Entgegen dem verbreiteten Alarmismus ist der Anteil Jugendlicher mit exzessiver Mediennutzung relativ klein und die Phase ist oft vorübergehend. Dennoch ist das Phänomen ernst zu nehmen. So sind gesundheitliche Schäden möglich. Zudem kann eine exzessive Mediennutzung Anforderungen des Alltags und Entwicklungschancen beeinträchtigen sowie ein Hinweis auf persönliche Probleme oder eine soziale Isolation sein.

Oft beginnt eine extreme Mediennutzung nicht plötzlich.
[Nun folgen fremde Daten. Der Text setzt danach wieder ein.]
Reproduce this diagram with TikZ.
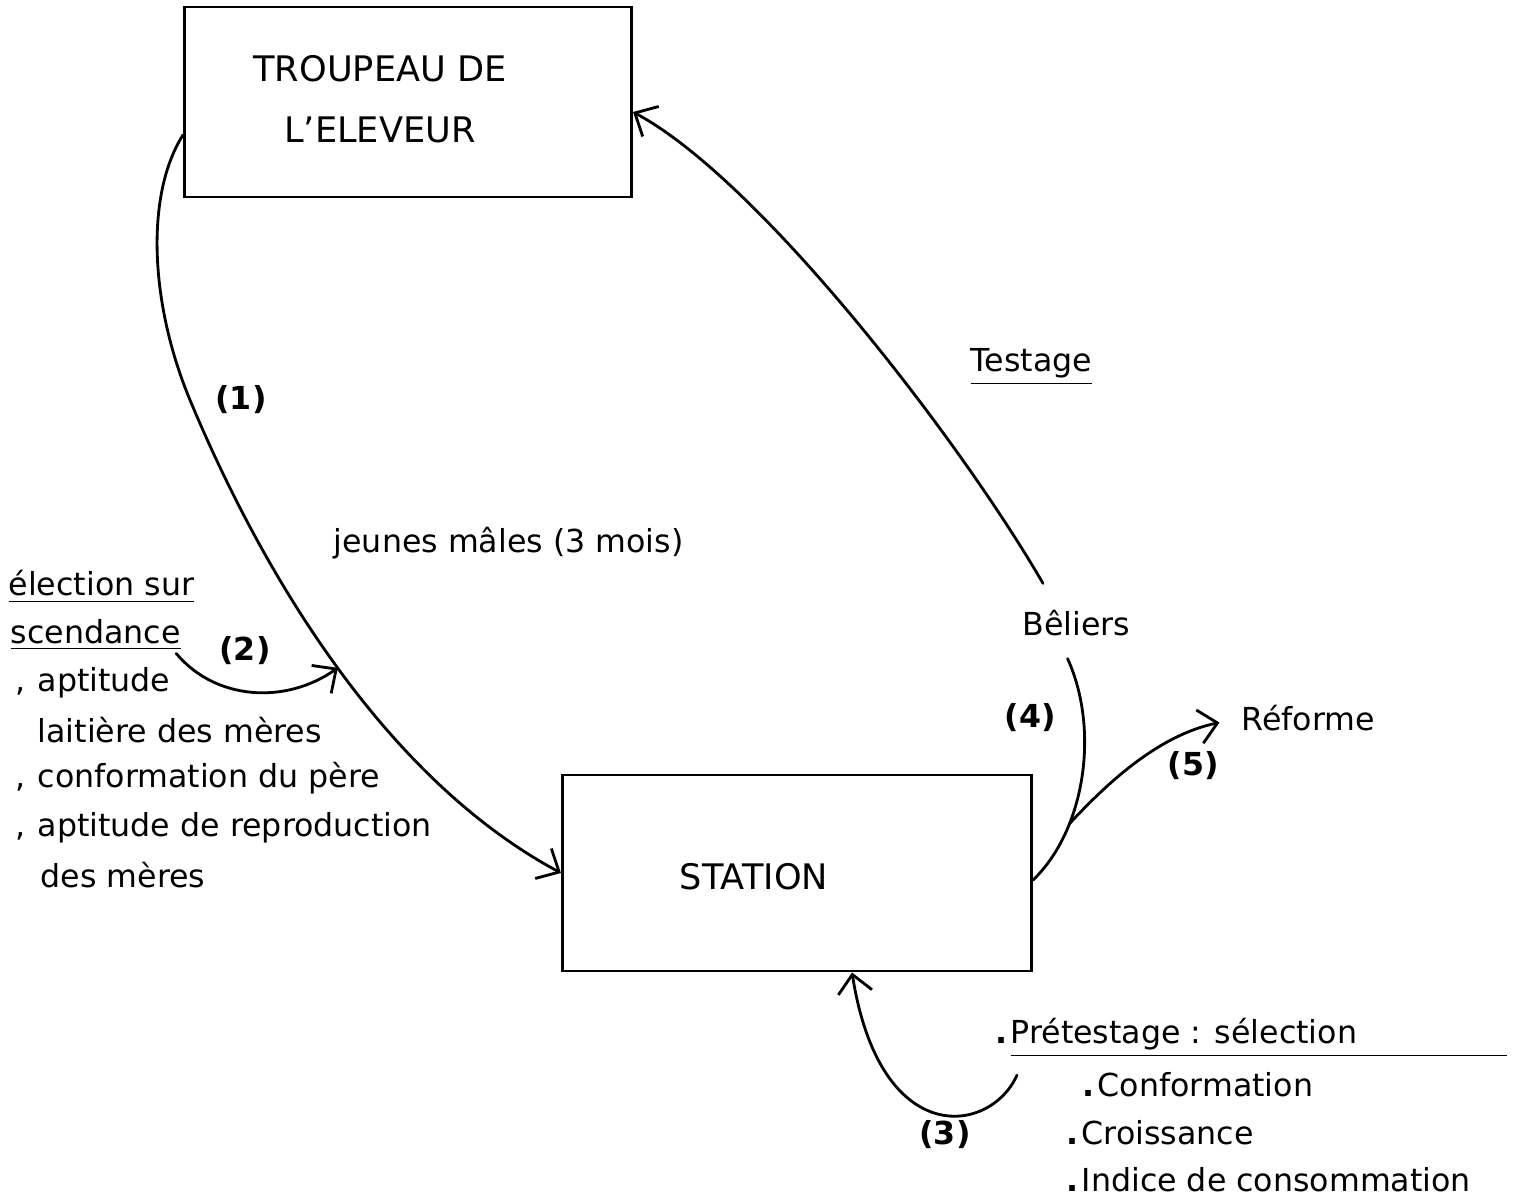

Hier sind Eltern gefragt, ihrem Kind zusätzlich zu den Medien ausreichend Zuwendung, Auseinandersetzung und Aktivitätsmöglichkeiten mit Familie und Freunden zu schaffen, um sich vielfältig zu erproben und eine kreative Freizeitgestaltung ihrer Kinder zu unterstützen.

Auf das Smartphone zu verzichten, wie Kritiker fordern, kommt nicht nur für Jugendliche nicht infrage. Medien sind Teil des Alltags, sie dienen dazu, über Neuigkeiten zu informieren und Kontakte zu pflegen. Auf diese Weise bereichern sie Freizeit, Bildung und Beruf. Statt sie zu verteufeln, sollten man darauf achten, sie kompetent zu nutzen.